ぬるめ池の底から泥を取る作業をする国立極地研究所の石輪健樹特任研究員(左)=1月、南極大陸(第61次南極観測隊の板木拓也さん提供、共同)

 ▽池底の泥から探る

 池にボートを浮かべ、底の泥を採取する―。実はこれも、第61次隊による昔の南極氷床の状態を探る研究の一環だ。気候変動で融解が懸念される南極の氷の将来がどうなるかを予測するためには、泥の成分や泥に含まれる小さな化石から分かる過去のデータが不可欠だという。

 昭和基地から約25キロ離れた「ぬるめ池」を調査したのは1月6~14日。外周は数百メートルほどで、透き通った水をなめてみると、ほのかに塩の味がした。かつてはここも海だった名残だ。ここで研究に当たった国立極地研究所の石輪健樹(いしわ・たけしげ)特任研究員(31)は、数人のパーティーを組み、周辺の海の調査と合わせて18日間のキャンプ生活を送った。

 観測に必要な機材や生活に必要な物資など約3トンは、しらせを運航する海上自衛隊のヘリコプターで運んだ。記者もキャンプの中盤に2泊3日の日程で取材に訪れた。しばらくぶりに会った石輪さんは日焼けで真っ黒だった。

 食料は豊富にあって夜はお酒も飲むことができる。が、当然風呂には入れない。食事も、調理はできても、洗剤を使うような洗い物をすることはできない。使った皿やコップは、キッチンペーパーでふくだけ。沿岸部にあるため、南極の中では比較的暖かいエリアだが、テントで寝泊まりする朝晩はそれなりに冷える。研究の試料を得るために研究者はここまでやるのだ。

南極・ぬるめ池の近くに張ったテントの中で食事を取る第61次南極観測隊=1月(共同)

 さて、石輪さんはなぜぬるめ池を調査するのだろうか。簡単に言うと、過去の地球の気候を知るためだ。石輪さんによると、地球が現在より寒かった時代、南極大陸の氷はもっと多かった。
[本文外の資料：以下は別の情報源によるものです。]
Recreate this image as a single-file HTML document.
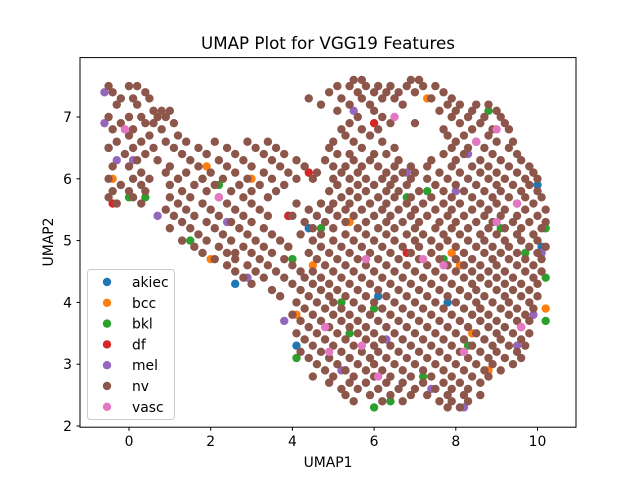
<!DOCTYPE html>
<html><head><meta charset="utf-8"><style>
body{margin:0;background:#fff;}
svg text{font-family:"DejaVu Sans","Liberation Sans",sans-serif;fill:#000;}
</style></head><body>
<svg id="chart" width="640" height="480">
<rect width="640" height="480" fill="#fff"/>
<text x="328" y="49" font-size="16.7" text-anchor="middle">UMAP Plot for VGG19 Features</text>
<g id="marks"></g>
<rect x="80" y="57.6" width="496" height="369.6" fill="none" stroke="#000" stroke-width="1"/>
<g id="axes"></g>
<text x="328" y="467" font-size="13.9" text-anchor="middle">UMAP1</text>
<text x="0" y="0" font-size="13.9" text-anchor="middle" transform="translate(53,242) rotate(-90)">UMAP2</text>
<g id="legend"></g>
</svg>
<script>
const xTicks=[0,2,4,6,8,10];
const yTicks=[2,3,4,5,6,7];
const classNames=["akiec","bcc","bkl","df","mel","nv","vasc"];
const classColors=["#1f77b4","#ff7f0e","#2ca02c","#d62728","#9467bd","#8c564b","#e377c2"];
const akiec=[[-0.5,6.5],[2.6,4.3],[7.8,4.0],[10.1,4.9],[3.9,5.4],[10,5.9],[1.9,6.4],[4.4,5.2],[6.1,4.1],[4.1,3.3]];
const bcc=[[-0.4,6.0],[1.2,6.0],[2,4.7],[3.9,4.9],[4.5,4.6],[7.9,4.8],[8.8,2.9],[10.2,3.9],[7.1,7.6],[1.9,6.2],[3,6.0],[7.3,7.3],[8.1,4.6],[6.4,3.8],[5.4,5.3],[9.9,6.1],[8.4,3.5],[4.1,3.8]];
const bkl=[[0,5.7],[1.5,5.0],[4,4.7],[4.1,3.1],[5.2,4.0],[6,2.3],[7.2,2.8],[7.3,5.8],[10.2,5.2],[10.2,4.4],[4.7,5.2],[8.3,3.3],[1.8,6.0],[6,3.9],[0.4,5.7],[6.4,2.4],[7.7,4.7],[9.7,4.8],[9.1,5.2],[8.8,7.1],[6.8,5.7],[5.4,3.5],[10.2,3.7],[2.2,5.9]];
const df=[[6,6.9],[6.8,4.8],[4.4,6.1],[8.6,3.9],[-0.4,5.6],[3.9,5.4]];
const mel=[[-0.3,6.3],[0.7,5.4],[2.9,4.4],[3.8,3.7],[5.2,2.9],[6.8,6.1],[8,5.8],[9.5,3.3],[8.3,6.4],[5.5,7.1],[2.4,5.3],[-0.6,7.4],[-0.6,6.9],[0.1,6.3],[4.9,5.5],[8.2,2.3],[10.1,4.8],[9.9,3.8],[6.3,3.4],[7.4,2.6]];
const nvRowY=[7.6,7.5,7.4,7.3,7.2,7.1,7.0,6.9,6.8,6.7,6.6,6.5,6.4,6.3,6.2,6.1,6.0,5.9,5.8,5.7,5.6,5.5,5.4,5.3,5.2,5.1,5.0,4.9,4.8,4.7,4.6,4.5,4.4,4.3,4.2,4.1,4.0,3.9,3.8,3.7,3.6,3.5,3.4,3.3,3.2,3.1,3.0,2.9,2.8,2.7,2.6,2.5,2.4,2.3];
const nvRowX=[
[5.5,5.7,6.9,7.1],
[-0.5,0.0,0.2,5.1,5.4,5.8,6.1,6.4,6.8,7.2,7.5],
[-0.4,0.4,4.9,5.6,6.0,6.3,6.6,7.0,7.7],
[-0.2,0.1,0.5,4.4,5.2,5.7,6.2,6.5,7.4,7.9],
[-0.3,0.2,4.7,5.4,5.9,6.7,7.8,8.1,8.5,8.8],
[0.6,0.8,1.0,5.1,6.0,7.6,8.0,8.4,9.0],
[-0.5,0.0,0.3,0.7,0.9,5.6,6.2,7.9,8.3,8.7,9.1],
[-0.2,0.4,0.6,1.1,5.4,6.4,7.0,8.1,8.6,9.2],
[-0.4,0.1,0.8,5.2,5.7,6.1,7.7,8.4,8.9,9.3],
[0.0,0.5,1.2,5.3,5.9,7.8,8.2,8.8],
[-0.3,0.3,0.9,1.4,2.1,2.9,3.4,5.0,5.5,6.2,8.0,8.5,9.0,9.4],
[-0.5,0.1,0.6,1.1,1.7,2.4,3.1,3.6,4.9,5.7,6.5,7.9,8.3,8.7,9.3],
[-0.1,0.4,1.3,1.9,2.6,3.3,3.8,5.1,5.4,6.0,6.3,7.7,8.2,8.9,9.5],
[0.2,0.7,1.5,2.2,2.8,3.5,4.1,4.8,5.5,5.9,6.6,7.4,8.0,8.6,9.1,9.6],
[-0.4,0.0,1.0,1.7,2.4,3.0,3.7,4.3,5.0,5.3,5.7,6.1,6.5,6.9,7.3,7.9,8.4,8.8,9.3,9.8],
[0.3,0.9,1.4,2.0,2.6,3.3,3.9,4.6,5.2,5.6,6.3,6.7,7.0,7.6,8.1,8.6,9.0,9.5,9.9],
[-0.5,0.1,0.5,1.2,1.8,2.3,2.9,3.5,4.1,4.5,5.0,5.4,5.8,6.2,6.5,6.9,7.3,7.8,8.3,8.8,9.2,9.7,10.0],
[-0.2,0.3,1.0,1.6,2.1,2.7,3.2,3.8,5.1,5.6,6.0,6.4,6.8,7.5,8.0,8.5,9.0,9.4,9.8],
[-0.4,0.0,0.4,1.3,1.9,2.5,3.0,3.6,4.9,5.4,5.8,6.3,6.6,7.1,7.7,8.2,8.7,9.1,9.6,10.0],
[-0.5,0.1,1.0,1.5,2.2,2.8,3.4,5.2,5.6,6.1,6.5,6.9,7.4,7.9,8.4,8.9,9.3,9.7,10.1],
[-0.3,0.3,1.2,1.8,2.4,3.0,4.1,4.7,5.0,5.4,5.9,6.3,6.8,7.2,7.7,8.1,8.6,9.0,9.5,9.9],
[0.9,1.4,2.0,2.6,3.2,4.4,4.9,5.3,5.7,6.2,6.6,7.0,7.5,7.9,8.4,8.8,9.2,9.7,10.2],
[1.1,1.6,2.2,2.8,3.4,4.0,4.6,5.1,5.5,6.0,6.4,6.9,7.3,7.8,8.2,8.7,9.1,9.5,10.0],
[1.3,1.9,2.5,3.0,4.3,4.8,5.3,5.8,6.3,6.7,7.1,7.6,8.0,8.5,8.9,9.4,9.8,10.2],
[1.0,1.5,2.1,2.7,3.3,4.5,5.0,5.6,6.1,6.5,7.0,7.5,7.9,8.3,8.8,9.2,9.6,10.1],
[1.7,2.3,2.9,3.5,4.2,4.7,5.3,5.8,6.3,6.8,7.2,7.7,8.1,8.6,9.0,9.5,9.9],
[1.3,1.9,2.5,3.1,3.7,4.5,5.0,5.5,6.0,6.5,7.0,7.4,7.8,8.3,8.7,9.2,9.6,10.0],
[1.6,2.2,2.8,3.3,3.9,4.7,5.2,5.7,6.2,6.7,7.1,7.6,8.0,8.5,8.9,9.3,9.8,10.2],
[1.8,2.4,2.6,3.0,3.5,4.4,4.9,5.4,5.9,6.4,6.9,7.4,8.2,8.7,9.1,9.5,10.0],
[2.1,2.6,3.2,3.8,4.6,5.1,5.6,6.1,6.6,7.1,7.6,8.0,8.4,8.9,9.3,9.7,10.1],
[2.4,2.9,3.4,4.0,4.8,5.3,5.8,6.3,6.8,7.3,7.8,8.2,8.6,9.0,9.5,9.9],
[2.6,3.1,3.6,4.2,4.5,5.0,5.5,6.0,6.5,7.0,7.5,8.0,8.4,8.8,9.2,9.7,10.1],
[2.8,3.3,3.8,4.3,4.7,5.2,5.7,6.2,6.7,7.2,7.7,8.2,8.6,9.0,9.4,9.9],
[3.0,4.0,4.5,4.9,5.4,5.9,6.4,6.9,7.4,7.9,8.4,8.8,9.2,9.6,10.0],
[3.5,4.2,4.7,5.1,5.6,6.1,6.6,7.1,7.6,8.1,8.5,9.0,9.4,9.8],
[3.7,4.4,4.9,5.3,5.8,6.3,6.8,7.3,7.8,8.3,8.7,9.2,9.6,10.0],
[4.1,4.6,5.0,5.5,6.0,6.5,7.0,7.5,8.0,8.5,8.9,9.3,9.8],
[4.3,4.8,5.2,5.7,6.2,6.7,7.2,7.7,8.2,8.6,9.1,9.5,9.9],
[4.0,4.5,5.0,5.4,5.9,6.4,6.9,7.4,7.9,8.4,8.8,9.3,9.7],
[4.2,4.7,5.2,5.6,6.1,6.6,7.1,7.6,8.1,8.6,9.0,9.5,9.8],
[4.4,4.9,5.4,5.8,6.3,6.8,7.3,7.8,8.3,8.8,9.2,9.6],
[4.1,4.6,5.1,5.6,6.0,6.5,7.0,7.5,8.0,8.5,9.0,9.4,9.8],
[4.3,4.8,5.3,5.8,6.2,6.7,7.2,7.7,8.2,8.7,9.1,9.6],
[4.5,5.0,5.5,6.0,6.4,6.9,7.4,7.9,8.4,8.9,9.3,9.7],
[4.2,4.7,5.2,5.7,6.1,6.6,7.1,7.6,8.1,8.6,9.0,9.5],
[4.4,4.9,5.4,5.9,6.3,6.8,7.3,7.8,8.3,8.8,9.2,9.6],
[4.6,5.1,5.6,6.0,6.5,7.0,7.5,8.0,8.5,8.9,9.4],
[4.8,5.3,5.8,6.2,6.7,7.2,7.7,8.2,8.7,9.1],
[4.5,5.0,5.5,6.0,6.4,6.9,7.4,7.9,8.4,8.8],
[4.9,5.4,5.8,6.3,6.7,7.2,7.7,8.1,8.6],
[5.2,5.6,6.1,6.6,7.0,7.5,7.9,8.3],
[5.3,5.9,6.4,6.9,7.3,7.8,8.2,8.6],
[5.5,6.2,6.7,7.6,7.9,8.3],
[7.8,8.1]];
const vasc=[[-0.1,6.8],[2.2,5.7],[4.8,3.6],[5.7,3.3],[7.2,4.7],[8.2,3.2],[9,6.8],[9.5,5.6],[9.0,5.3],[6.1,2.8],[6.5,7.0],[4.9,3.2],[7.7,4.6],[5.8,4.7],[9.6,3.6],[8.5,6.6]];
const nv=[];
nvRowY.forEach((y,i)=>nvRowX[i].forEach(x=>nv.push([x,y])));
const series=[akiec,bcc,bkl,df,mel,nv,vasc];
const xs=v=>129+(v-0)*40.85;
const ys=v=>426-(v-2)*61.8;
const NS="http://www.w3.org/2000/svg";
function mk(t,a){const e=document.createElementNS(NS,t);for(const k in a)e.setAttribute(k,a[k]);return e;}
const marks=document.getElementById('marks');
series.forEach((pts,si)=>{
  const g=mk('g',{});
  
  
  pts.forEach(p=>{
    const c=mk('circle',{cx:xs(p[0]),cy:ys(p[1]),r:4.2,fill:classColors[si]});
    
    
    g.appendChild(c);
  });
  marks.appendChild(g);
});
const axes=document.getElementById('axes');
xTicks.forEach(t=>{
  const l=mk('line',{x1:xs(t),x2:xs(t),y1:427.2,y2:430.7,stroke:'#000'});
  
  
  axes.appendChild(l);
  const tx=mk('text',{x:xs(t),y:446,'font-size':13.9,'text-anchor':'middle'});
  tx.textContent=t;
  
  
  axes.appendChild(tx);
});
yTicks.forEach(t=>{
  const l=mk('line',{x1:76.5,x2:80,y1:ys(t),y2:ys(t),stroke:'#000'});
  
  
  axes.appendChild(l);
  const tx=mk('text',{x:72,y:ys(t)+5,'font-size':13.9,'text-anchor':'end'});
  tx.textContent=t;
  
  
  axes.appendChild(tx);
});
const lg=document.getElementById('legend');


lg.appendChild(mk('rect',{x:87.5,y:269.5,width:87,height:150,rx:3,fill:'#fff','fill-opacity':0.8,stroke:'#ccc'}));
classNames.forEach((n,i)=>{
  const y=282+i*20.8;
  const g=mk('g',{});
  
  
  g.appendChild(mk('circle',{cx:107,cy:y,r:4.2,fill:classColors[i]}));
  const tx=mk('text',{x:132,y:y+5,'font-size':13.9});
  tx.textContent=n;
  g.appendChild(tx);
  lg.appendChild(g);
});
</script>
</body></html>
 「コーヒーに浮かぶ氷を指で押すと沈むように、大陸の上に氷があると、重さで大陸も沈む。温暖化で氷が減ると、大陸も隆起する」。今は陸地に孤立しているぬるめ池も、かつては海の中だった。

 南極大陸上の氷が短い期間で解けたのか、それとも時間をかけて解けたのかによっても大陸の動きは違う。過去の姿を把握できれば、将来の予測も変わってくる。そのため、昔の氷床がどのように解けたかを知ることは重要になる。

 石輪さんが注目するのは、今より地球がもっと寒かった約2万年前の「最終氷期最盛期」。海面は今より120~130メートル低かったとされる。北米などでは、ある程度の研究データがあるが、南極では進んでいない。

 今回はぬるめ池の水深5~15メートルの地点で、柱状の試料4本を採取できた。今後、国内に持ち帰って分析し、過去の海面の位置を推定して氷床の状態を探る。石輪さんは「南極の過去は分かっていないことが多い。そこをしっかり調べたい」と話した。